[start]
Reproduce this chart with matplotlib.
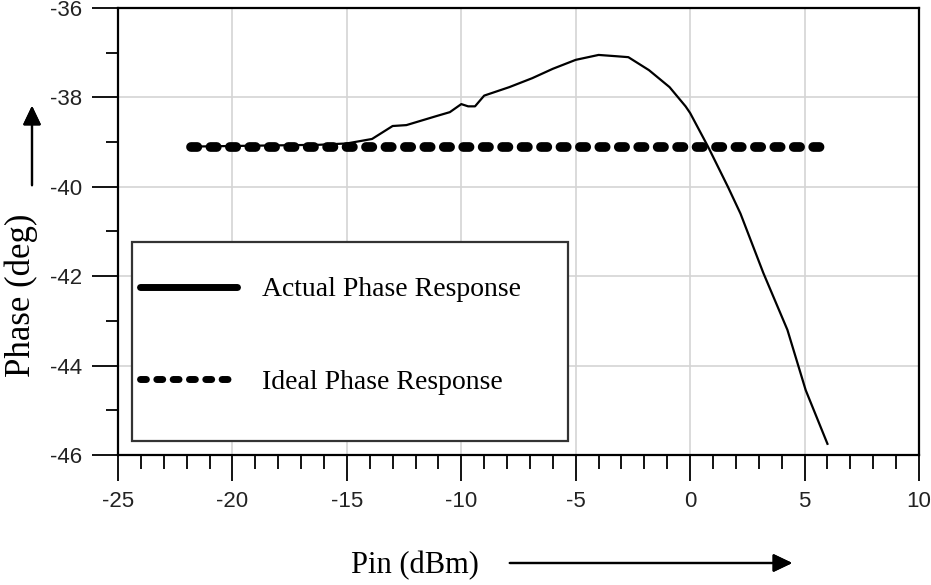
import matplotlib
matplotlib.use("Agg")
from matplotlib import pyplot as plt
from matplotlib.patches import Rectangle
from matplotlib.ticker import MultipleLocator

plt.rcParams["axes.unicode_minus"] = False

# measured phase vs input power
pin_actual = [-21.8, -16.2, -15.0, -13.9, -13.0, -12.4, -11.1, -10.5, -10.0, -9.7,
              -9.4, -9.0, -7.9, -6.9, -6.0, -5.0, -4.0, -3.2, -2.7, -1.8,
              -0.9, -0.2, 0.0, 0.78, 1.65, 2.2, 3.2, 4.25, 5.05, 6.0]
phase_actual = [-39.10, -39.06, -39.03, -38.93, -38.64, -38.62, -38.42, -38.33, -38.15, -38.20,
                -38.20, -37.96, -37.77, -37.57, -37.36, -37.16, -37.05, -37.08, -37.10, -37.39,
                -37.77, -38.20, -38.35, -39.10, -40.00, -40.60, -41.93, -43.20, -44.55, -45.75]

# ideal (constant) phase
pin_ideal = [-21.8, 6.0]
phase_ideal = [-39.12, -39.12]

xticks = [-25, -20, -15, -10, -5, 0, 5, 10]
yticks = [-46, -44, -42, -40, -38, -36]

serif = ["Liberation Serif", "DejaVu Serif"]
sans = ["Liberation Sans", "DejaVu Sans"]

fig = plt.figure(figsize=(9.31, 5.85), dpi=100)
ax = fig.add_axes([118 / 931, 1 - 455 / 585, 801 / 931, 447 / 585])

ax.plot(pin_actual, phase_actual, color="black", lw=1.6, label="Actual Phase Response", zorder=3)
ax.plot(pin_ideal, phase_ideal, color="black", lw=7, ls=(0, (0.65, 1.35)),
        dash_capstyle="round", label="Ideal Phase Response", zorder=4)

ax.set_xlim(-25, 10)
ax.set_ylim(-46, -36)
ax.set_xticks(xticks)
ax.set_yticks(yticks)
ax.xaxis.set_minor_locator(MultipleLocator(1))
ax.yaxis.set_minor_locator(MultipleLocator(1))
ax.grid(True, which="major", color="#d4d4d4", lw=1.2)
ax.set_axisbelow(True)

for s in ax.spines.values():
    s.set_linewidth(1.6)
    s.set_color("black")

ax.tick_params(which="major", direction="out", length=19, width=1.3, pad=7,
               labelsize=16, labelcolor="#222222")
ax.tick_params(axis="y", which="minor", direction="out", length=9, width=1.3)
ax.tick_params(axis="x", which="minor", direction="out", length=10, width=1.3)
for lab in ax.get_xticklabels() + ax.get_yticklabels():
    lab.set_family(sans)

ax.set_xlabel("Pin (dBm)", family=serif, fontsize=22)
ax.set_ylabel("Phase (deg)", family=serif, fontsize=25)
ax.xaxis.set_label_coords(0.371, -0.215)
ax.yaxis.set_label_coords(-0.10, 0.358)

# legend box drawn as its own patch so the rows can sit freely inside it
ax.add_patch(Rectangle((0.0175, 0.0313), 0.544, 0.445, transform=ax.transAxes,
                       facecolor="white", edgecolor="#333333", lw=1.6, zorder=4.9))
leg = ax.legend(loc="center left", bbox_to_anchor=(0.0275, 0.266),
                prop={"family": serif, "size": 20}, frameon=False,
                handlelength=3.5, handletextpad=0.9, labelspacing=2.42,
                borderpad=0, borderaxespad=0)
leg.set_zorder(5)
h_solid, h_dash = leg.get_lines()
h_solid.set_linewidth(5)
h_solid.set_solid_capstyle("round")
h_dash.set_linewidth(5)
h_dash.set_linestyle((0, (0.85, 1.5)))
h_dash.set_dash_capstyle("round")

# direction arrows beside the axis labels
arrow = dict(arrowstyle="-|>,head_length=1.15,head_width=0.55", color="black", lw=1.6)
fig.add_artist(plt.annotate("", xy=(32, 482), xytext=(32, 397),
                            xycoords="figure pixels", textcoords="figure pixels",
                            arrowprops=arrow))
fig.add_artist(plt.annotate("", xy=(795, 22), xytext=(507, 22),
                            xycoords="figure pixels", textcoords="figure pixels",
                            arrowprops=arrow))

fig.savefig("out.png", dpi=100)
[end]
Exercise objective :: Begin at the top of the material above and output each line exactly, stopping after the line that holds "ax = fig.add_axes([118". Leave out pictures.

Output of the exercise ::
Reproduce this chart with matplotlib.
import matplotlib
matplotlib.use("Agg")
from matplotlib import pyplot as plt
from matplotlib.patches import Rectangle
from matplotlib.ticker import MultipleLocator

plt.rcParams["axes.unicode_minus"] = False

# measured phase vs input power
pin_actual = [-21.8, -16.2, -15.0, -13.9, -13.0, -12.4, -11.1, -10.5, -10.0, -9.7,
              -9.4, -9.0, -7.9, -6.9, -6.0, -5.0, -4.0, -3.2, -2.7, -1.8,
              -0.9, -0.2, 0.0, 0.78, 1.65, 2.2, 3.2, 4.25, 5.05, 6.0]
phase_actual = [-39.10, -39.06, -39.03, -38.93, -38.64, -38.62, -38.42, -38.33, -38.15, -38.20,
                -38.20, -37.96, -37.77, -37.57, -37.36, -37.16, -37.05, -37.08, -37.10, -37.39,
                -37.77, -38.20, -38.35, -39.10, -40.00, -40.60, -41.93, -43.20, -44.55, -45.75]

# ideal (constant) phase
pin_ideal = [-21.8, 6.0]
phase_ideal = [-39.12, -39.12]

xticks = [-25, -20, -15, -10, -5, 0, 5, 10]
yticks = [-46, -44, -42, -40, -38, -36]

serif = ["Liberation Serif", "DejaVu Serif"]
sans = ["Liberation Sans", "DejaVu Sans"]

fig = plt.figure(figsize=(9.31, 5.85), dpi=100)
ax = fig.add_axes([118 / 931, 1 - 455 / 585, 801 / 931, 447 / 585])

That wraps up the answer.